**INPUT RECORDS:**
■ ■ ■

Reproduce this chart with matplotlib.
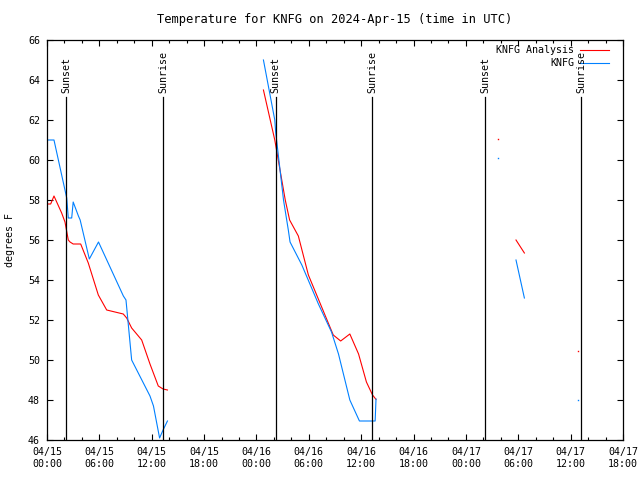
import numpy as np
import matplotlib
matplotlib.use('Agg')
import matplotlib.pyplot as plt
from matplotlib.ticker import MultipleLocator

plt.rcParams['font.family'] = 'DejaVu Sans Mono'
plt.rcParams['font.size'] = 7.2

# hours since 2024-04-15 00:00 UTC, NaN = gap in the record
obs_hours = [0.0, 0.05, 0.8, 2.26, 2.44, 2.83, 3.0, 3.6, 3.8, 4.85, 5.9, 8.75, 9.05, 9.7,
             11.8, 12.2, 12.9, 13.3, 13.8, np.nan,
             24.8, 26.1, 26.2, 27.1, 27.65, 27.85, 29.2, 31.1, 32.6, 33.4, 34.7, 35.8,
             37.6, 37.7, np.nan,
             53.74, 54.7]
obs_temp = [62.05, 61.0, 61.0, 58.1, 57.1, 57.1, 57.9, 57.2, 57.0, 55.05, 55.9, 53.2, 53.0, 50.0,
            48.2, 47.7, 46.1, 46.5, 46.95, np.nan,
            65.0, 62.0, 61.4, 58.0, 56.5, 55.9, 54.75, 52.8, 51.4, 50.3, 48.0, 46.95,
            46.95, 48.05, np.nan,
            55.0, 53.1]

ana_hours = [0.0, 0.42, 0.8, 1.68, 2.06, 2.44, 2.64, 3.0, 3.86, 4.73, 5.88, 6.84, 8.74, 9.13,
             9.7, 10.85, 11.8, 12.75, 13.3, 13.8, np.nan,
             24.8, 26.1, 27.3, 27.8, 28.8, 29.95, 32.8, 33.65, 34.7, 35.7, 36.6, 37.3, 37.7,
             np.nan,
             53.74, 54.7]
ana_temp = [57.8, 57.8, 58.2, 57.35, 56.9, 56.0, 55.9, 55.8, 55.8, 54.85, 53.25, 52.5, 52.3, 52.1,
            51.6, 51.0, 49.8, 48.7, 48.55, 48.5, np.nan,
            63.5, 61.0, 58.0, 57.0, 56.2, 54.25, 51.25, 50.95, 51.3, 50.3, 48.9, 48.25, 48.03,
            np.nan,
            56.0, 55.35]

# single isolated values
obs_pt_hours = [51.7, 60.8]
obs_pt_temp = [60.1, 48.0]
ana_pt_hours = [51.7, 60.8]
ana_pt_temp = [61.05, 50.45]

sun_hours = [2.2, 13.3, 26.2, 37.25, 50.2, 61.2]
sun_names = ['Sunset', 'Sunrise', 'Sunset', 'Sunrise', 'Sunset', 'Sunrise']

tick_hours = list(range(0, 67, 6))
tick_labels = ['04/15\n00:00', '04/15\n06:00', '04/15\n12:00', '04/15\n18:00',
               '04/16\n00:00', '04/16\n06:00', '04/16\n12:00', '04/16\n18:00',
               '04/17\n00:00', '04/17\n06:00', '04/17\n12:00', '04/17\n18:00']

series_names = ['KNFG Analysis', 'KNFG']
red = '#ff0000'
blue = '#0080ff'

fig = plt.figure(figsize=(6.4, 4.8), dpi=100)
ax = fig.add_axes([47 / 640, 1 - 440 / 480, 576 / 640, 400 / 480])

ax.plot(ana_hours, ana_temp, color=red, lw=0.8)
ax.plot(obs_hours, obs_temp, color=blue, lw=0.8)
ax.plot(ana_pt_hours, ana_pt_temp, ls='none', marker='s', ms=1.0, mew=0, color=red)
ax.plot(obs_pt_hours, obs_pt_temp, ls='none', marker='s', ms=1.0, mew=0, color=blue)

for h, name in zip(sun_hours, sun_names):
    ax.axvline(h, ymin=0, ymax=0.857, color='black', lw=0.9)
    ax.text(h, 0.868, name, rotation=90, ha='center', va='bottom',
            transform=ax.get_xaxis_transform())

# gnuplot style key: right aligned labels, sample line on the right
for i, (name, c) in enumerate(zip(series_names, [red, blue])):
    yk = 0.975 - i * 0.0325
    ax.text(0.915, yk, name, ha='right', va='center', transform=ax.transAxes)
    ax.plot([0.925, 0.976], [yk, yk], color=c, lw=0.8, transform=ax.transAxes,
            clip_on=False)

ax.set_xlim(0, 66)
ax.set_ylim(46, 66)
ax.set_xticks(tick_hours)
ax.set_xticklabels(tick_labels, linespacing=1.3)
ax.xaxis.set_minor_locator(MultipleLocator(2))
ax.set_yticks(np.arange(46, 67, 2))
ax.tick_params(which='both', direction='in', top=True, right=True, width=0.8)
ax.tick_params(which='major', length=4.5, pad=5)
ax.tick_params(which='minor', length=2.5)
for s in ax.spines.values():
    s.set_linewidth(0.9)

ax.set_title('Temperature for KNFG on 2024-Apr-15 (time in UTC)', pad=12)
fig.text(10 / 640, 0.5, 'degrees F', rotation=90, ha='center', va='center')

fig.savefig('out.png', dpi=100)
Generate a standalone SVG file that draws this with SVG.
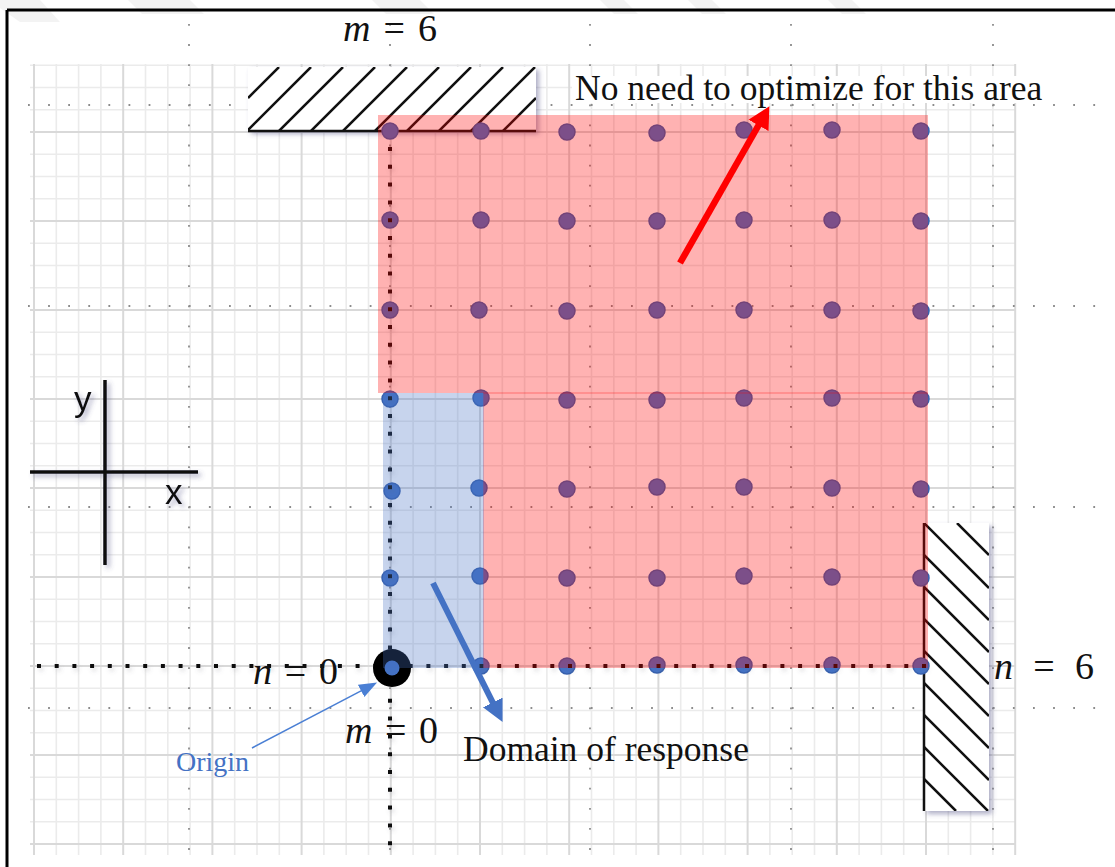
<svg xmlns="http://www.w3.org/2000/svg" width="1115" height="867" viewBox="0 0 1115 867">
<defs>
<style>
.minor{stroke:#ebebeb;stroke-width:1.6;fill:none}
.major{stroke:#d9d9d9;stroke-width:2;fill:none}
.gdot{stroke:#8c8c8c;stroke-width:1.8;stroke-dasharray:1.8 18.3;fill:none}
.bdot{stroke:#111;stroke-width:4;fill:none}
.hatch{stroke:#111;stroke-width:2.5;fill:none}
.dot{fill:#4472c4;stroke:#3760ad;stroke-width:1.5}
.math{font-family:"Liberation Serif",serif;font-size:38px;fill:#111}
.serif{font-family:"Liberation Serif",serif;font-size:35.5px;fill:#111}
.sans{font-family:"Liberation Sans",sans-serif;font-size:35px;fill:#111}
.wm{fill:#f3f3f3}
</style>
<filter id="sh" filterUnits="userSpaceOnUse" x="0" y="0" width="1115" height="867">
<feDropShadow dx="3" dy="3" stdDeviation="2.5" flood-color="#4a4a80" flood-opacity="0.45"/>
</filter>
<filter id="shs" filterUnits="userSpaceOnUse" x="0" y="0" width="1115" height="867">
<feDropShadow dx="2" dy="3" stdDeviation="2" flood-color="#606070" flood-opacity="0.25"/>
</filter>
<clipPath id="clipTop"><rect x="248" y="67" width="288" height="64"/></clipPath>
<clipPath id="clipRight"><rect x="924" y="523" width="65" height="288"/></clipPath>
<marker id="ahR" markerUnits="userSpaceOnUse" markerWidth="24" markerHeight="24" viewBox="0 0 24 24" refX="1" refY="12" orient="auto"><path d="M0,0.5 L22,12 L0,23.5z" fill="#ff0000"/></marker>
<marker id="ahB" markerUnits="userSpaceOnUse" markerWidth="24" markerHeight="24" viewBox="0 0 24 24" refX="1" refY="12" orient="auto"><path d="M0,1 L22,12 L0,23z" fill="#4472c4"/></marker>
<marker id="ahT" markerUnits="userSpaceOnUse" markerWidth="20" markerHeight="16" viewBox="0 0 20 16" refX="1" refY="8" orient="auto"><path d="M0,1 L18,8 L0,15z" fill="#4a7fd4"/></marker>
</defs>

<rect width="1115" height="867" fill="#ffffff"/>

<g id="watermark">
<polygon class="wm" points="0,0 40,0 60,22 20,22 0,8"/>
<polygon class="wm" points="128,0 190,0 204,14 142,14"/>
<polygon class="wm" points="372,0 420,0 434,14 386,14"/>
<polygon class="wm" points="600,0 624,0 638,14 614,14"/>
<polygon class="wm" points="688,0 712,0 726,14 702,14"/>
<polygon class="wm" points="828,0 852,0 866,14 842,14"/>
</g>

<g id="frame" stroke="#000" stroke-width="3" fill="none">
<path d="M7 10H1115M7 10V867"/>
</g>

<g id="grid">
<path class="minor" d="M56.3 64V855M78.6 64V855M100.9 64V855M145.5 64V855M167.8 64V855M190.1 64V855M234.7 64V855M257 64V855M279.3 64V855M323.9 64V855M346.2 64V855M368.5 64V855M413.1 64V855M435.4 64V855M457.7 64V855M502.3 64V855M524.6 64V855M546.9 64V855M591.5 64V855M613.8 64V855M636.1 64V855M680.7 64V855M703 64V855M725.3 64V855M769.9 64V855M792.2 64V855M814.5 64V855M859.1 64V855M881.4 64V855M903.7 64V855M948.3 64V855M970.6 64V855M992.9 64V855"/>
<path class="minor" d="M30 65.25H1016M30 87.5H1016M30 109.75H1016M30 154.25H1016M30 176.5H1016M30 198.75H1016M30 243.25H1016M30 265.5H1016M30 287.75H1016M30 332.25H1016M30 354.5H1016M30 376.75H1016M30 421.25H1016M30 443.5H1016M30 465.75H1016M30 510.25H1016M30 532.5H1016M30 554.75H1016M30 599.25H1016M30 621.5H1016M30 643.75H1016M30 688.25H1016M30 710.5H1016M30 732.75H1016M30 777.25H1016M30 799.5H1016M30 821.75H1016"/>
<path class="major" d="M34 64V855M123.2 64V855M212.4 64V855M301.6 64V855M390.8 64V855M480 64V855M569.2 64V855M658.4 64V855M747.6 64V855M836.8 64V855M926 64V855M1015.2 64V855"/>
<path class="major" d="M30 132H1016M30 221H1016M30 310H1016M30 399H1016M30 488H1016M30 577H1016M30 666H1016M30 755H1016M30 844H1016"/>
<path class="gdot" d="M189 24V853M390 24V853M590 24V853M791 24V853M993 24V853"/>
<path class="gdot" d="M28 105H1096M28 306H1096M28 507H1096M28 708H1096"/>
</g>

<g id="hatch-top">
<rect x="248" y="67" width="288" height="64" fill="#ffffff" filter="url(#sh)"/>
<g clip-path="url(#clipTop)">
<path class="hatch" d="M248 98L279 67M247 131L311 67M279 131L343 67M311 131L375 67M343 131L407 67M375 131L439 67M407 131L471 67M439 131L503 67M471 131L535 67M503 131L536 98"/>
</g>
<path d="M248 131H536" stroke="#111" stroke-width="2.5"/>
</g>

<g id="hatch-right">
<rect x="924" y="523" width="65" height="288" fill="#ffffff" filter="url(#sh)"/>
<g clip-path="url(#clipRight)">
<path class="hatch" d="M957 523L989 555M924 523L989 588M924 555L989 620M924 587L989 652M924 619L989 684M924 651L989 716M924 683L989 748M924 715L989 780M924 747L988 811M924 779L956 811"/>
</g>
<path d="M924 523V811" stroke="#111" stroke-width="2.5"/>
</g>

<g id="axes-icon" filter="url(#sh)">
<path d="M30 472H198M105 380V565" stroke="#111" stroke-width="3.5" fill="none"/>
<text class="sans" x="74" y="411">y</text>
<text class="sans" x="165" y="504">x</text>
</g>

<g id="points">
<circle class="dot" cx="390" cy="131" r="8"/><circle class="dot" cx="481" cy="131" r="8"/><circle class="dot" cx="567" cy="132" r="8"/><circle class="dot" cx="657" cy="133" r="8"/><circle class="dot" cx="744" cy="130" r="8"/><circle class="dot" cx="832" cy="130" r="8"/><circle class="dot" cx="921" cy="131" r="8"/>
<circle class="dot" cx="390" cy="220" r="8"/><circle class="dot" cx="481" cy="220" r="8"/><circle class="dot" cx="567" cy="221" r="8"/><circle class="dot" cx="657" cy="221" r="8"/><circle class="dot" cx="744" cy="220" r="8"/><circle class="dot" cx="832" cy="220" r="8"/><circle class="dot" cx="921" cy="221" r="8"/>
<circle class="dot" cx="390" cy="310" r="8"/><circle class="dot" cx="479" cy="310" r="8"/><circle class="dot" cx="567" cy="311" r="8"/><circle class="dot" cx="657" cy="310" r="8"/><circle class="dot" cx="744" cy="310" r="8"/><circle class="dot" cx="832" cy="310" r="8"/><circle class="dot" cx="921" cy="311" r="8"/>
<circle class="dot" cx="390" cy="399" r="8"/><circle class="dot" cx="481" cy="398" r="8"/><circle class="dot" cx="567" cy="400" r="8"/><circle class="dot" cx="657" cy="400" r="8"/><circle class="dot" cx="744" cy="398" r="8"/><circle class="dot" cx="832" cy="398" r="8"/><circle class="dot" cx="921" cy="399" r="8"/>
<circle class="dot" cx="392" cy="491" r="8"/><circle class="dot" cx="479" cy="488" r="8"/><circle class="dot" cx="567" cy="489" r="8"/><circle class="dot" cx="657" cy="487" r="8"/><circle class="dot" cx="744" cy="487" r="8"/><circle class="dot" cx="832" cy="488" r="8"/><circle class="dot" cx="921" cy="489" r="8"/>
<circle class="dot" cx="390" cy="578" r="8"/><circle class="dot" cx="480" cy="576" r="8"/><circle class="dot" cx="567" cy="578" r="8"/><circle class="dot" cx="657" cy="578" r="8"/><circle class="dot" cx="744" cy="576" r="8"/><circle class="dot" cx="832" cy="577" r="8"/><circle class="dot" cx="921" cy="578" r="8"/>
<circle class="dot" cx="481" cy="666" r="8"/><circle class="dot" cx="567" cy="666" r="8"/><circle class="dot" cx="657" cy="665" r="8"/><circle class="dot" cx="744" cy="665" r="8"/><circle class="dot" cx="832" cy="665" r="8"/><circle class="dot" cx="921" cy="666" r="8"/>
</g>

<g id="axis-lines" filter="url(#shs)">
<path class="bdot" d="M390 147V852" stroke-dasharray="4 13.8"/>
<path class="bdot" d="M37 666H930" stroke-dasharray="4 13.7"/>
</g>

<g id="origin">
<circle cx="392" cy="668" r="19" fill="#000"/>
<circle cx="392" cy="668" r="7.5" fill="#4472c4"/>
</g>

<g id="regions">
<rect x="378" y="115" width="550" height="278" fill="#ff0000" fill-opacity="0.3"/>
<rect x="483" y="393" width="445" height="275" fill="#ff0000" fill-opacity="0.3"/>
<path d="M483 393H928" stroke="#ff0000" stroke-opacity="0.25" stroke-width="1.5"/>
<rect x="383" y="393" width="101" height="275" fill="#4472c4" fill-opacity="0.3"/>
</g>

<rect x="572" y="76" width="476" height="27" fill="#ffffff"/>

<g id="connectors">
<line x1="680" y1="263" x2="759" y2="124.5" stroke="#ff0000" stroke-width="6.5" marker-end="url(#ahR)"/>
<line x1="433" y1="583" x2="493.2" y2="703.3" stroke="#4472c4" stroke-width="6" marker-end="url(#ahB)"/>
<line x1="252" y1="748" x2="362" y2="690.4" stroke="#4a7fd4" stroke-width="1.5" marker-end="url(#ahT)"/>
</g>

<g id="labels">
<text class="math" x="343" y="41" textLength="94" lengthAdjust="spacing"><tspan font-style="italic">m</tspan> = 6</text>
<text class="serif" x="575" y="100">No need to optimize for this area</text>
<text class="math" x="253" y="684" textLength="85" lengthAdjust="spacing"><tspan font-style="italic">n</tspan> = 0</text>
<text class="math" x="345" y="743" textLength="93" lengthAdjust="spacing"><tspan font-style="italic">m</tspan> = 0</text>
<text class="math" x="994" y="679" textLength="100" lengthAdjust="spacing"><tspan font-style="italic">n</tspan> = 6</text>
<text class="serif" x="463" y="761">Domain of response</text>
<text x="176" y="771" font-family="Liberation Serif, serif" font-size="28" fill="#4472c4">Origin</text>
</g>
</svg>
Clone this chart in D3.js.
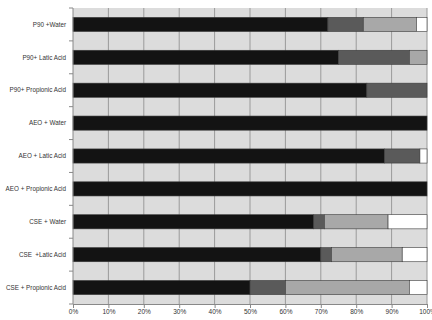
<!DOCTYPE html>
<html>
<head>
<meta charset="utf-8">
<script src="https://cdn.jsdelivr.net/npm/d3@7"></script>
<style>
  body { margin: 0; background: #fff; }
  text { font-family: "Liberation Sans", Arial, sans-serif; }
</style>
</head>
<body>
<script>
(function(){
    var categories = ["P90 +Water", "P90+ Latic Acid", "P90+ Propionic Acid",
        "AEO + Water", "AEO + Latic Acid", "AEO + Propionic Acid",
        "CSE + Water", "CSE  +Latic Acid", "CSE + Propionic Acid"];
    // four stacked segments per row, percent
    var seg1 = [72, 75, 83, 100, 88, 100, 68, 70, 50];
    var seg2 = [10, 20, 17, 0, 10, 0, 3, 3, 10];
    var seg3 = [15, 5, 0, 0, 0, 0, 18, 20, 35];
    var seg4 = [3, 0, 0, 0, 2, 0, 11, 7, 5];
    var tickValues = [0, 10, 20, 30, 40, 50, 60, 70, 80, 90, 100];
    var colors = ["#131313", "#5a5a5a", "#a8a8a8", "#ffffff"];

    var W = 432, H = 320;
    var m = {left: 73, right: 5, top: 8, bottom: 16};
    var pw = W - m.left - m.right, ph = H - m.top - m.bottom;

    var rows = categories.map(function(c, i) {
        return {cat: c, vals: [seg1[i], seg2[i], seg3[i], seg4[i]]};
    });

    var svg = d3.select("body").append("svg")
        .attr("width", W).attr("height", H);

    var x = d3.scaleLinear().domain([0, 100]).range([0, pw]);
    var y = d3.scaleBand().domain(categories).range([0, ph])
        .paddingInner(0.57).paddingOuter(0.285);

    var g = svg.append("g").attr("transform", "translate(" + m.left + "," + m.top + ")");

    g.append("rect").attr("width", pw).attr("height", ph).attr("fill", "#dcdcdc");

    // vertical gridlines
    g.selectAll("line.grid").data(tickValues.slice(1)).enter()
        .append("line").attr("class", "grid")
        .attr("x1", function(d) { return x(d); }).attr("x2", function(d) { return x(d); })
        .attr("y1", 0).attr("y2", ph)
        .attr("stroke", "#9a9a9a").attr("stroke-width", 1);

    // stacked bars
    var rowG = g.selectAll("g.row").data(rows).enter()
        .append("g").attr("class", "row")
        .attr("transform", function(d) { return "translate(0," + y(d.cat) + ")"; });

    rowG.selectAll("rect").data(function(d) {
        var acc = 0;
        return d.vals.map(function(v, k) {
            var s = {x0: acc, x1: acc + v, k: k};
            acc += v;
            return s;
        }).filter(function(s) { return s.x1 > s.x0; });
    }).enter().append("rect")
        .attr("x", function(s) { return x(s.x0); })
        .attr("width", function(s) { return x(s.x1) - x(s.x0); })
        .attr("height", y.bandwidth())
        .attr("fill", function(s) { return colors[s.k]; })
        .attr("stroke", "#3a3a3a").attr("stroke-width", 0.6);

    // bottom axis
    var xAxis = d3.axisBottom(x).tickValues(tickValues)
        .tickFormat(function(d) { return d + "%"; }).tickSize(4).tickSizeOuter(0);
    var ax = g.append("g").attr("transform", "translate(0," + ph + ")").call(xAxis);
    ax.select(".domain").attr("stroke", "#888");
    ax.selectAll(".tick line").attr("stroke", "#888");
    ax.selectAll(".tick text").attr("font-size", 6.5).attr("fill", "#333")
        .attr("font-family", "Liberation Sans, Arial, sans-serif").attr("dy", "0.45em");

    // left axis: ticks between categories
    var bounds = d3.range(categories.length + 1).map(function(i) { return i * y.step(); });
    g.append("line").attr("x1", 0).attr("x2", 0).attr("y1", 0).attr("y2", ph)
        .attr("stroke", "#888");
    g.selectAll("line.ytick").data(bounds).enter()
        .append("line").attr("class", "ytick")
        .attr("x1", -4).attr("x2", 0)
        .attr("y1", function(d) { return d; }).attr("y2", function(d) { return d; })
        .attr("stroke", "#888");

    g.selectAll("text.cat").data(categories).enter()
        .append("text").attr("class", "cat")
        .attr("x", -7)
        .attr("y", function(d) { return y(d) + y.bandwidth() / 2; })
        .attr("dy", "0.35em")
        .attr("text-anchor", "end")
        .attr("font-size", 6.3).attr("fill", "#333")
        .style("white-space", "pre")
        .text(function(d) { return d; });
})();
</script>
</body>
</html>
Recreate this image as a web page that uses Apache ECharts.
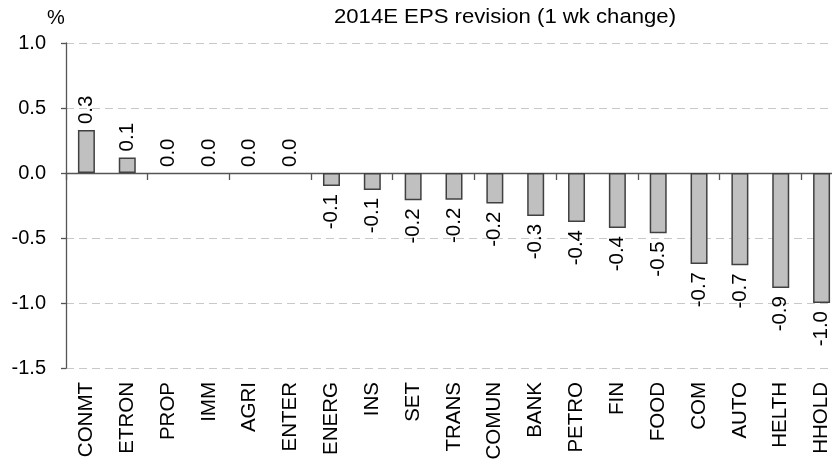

■ ■ ■

**SHORT EXERCISE:**
Write out an exact copy of the listing, first line through the line containing "56.0, 55.35]", with the pictures left out.

**PROBLEM SOLUTION:**
Reproduce this chart with matplotlib.
import numpy as np
import matplotlib
matplotlib.use('Agg')
import matplotlib.pyplot as plt
from matplotlib.ticker import MultipleLocator

plt.rcParams['font.family'] = 'DejaVu Sans Mono'
plt.rcParams['font.size'] = 7.2

# hours since 2024-04-15 00:00 UTC, NaN = gap in the record
obs_hours = [0.0, 0.05, 0.8, 2.26, 2.44, 2.83, 3.0, 3.6, 3.8, 4.85, 5.9, 8.75, 9.05, 9.7,
             11.8, 12.2, 12.9, 13.3, 13.8, np.nan,
             24.8, 26.1, 26.2, 27.1, 27.65, 27.85, 29.2, 31.1, 32.6, 33.4, 34.7, 35.8,
             37.6, 37.7, np.nan,
             53.74, 54.7]
obs_temp = [62.05, 61.0, 61.0, 58.1, 57.1, 57.1, 57.9, 57.2, 57.0, 55.05, 55.9, 53.2, 53.0, 50.0,
            48.2, 47.7, 46.1, 46.5, 46.95, np.nan,
            65.0, 62.0, 61.4, 58.0, 56.5, 55.9, 54.75, 52.8, 51.4, 50.3, 48.0, 46.95,
            46.95, 48.05, np.nan,
            55.0, 53.1]

ana_hours = [0.0, 0.42, 0.8, 1.68, 2.06, 2.44, 2.64, 3.0, 3.86, 4.73, 5.88, 6.84, 8.74, 9.13,
             9.7, 10.85, 11.8, 12.75, 13.3, 13.8, np.nan,
             24.8, 26.1, 27.3, 27.8, 28.8, 29.95, 32.8, 33.65, 34.7, 35.7, 36.6, 37.3, 37.7,
             np.nan,
             53.74, 54.7]
ana_temp = [57.8, 57.8, 58.2, 57.35, 56.9, 56.0, 55.9, 55.8, 55.8, 54.85, 53.25, 52.5, 52.3, 52.1,
            51.6, 51.0, 49.8, 48.7, 48.55, 48.5, np.nan,
            63.5, 61.0, 58.0, 57.0, 56.2, 54.25, 51.25, 50.95, 51.3, 50.3, 48.9, 48.25, 48.03,
            np.nan,
            56.0, 55.35]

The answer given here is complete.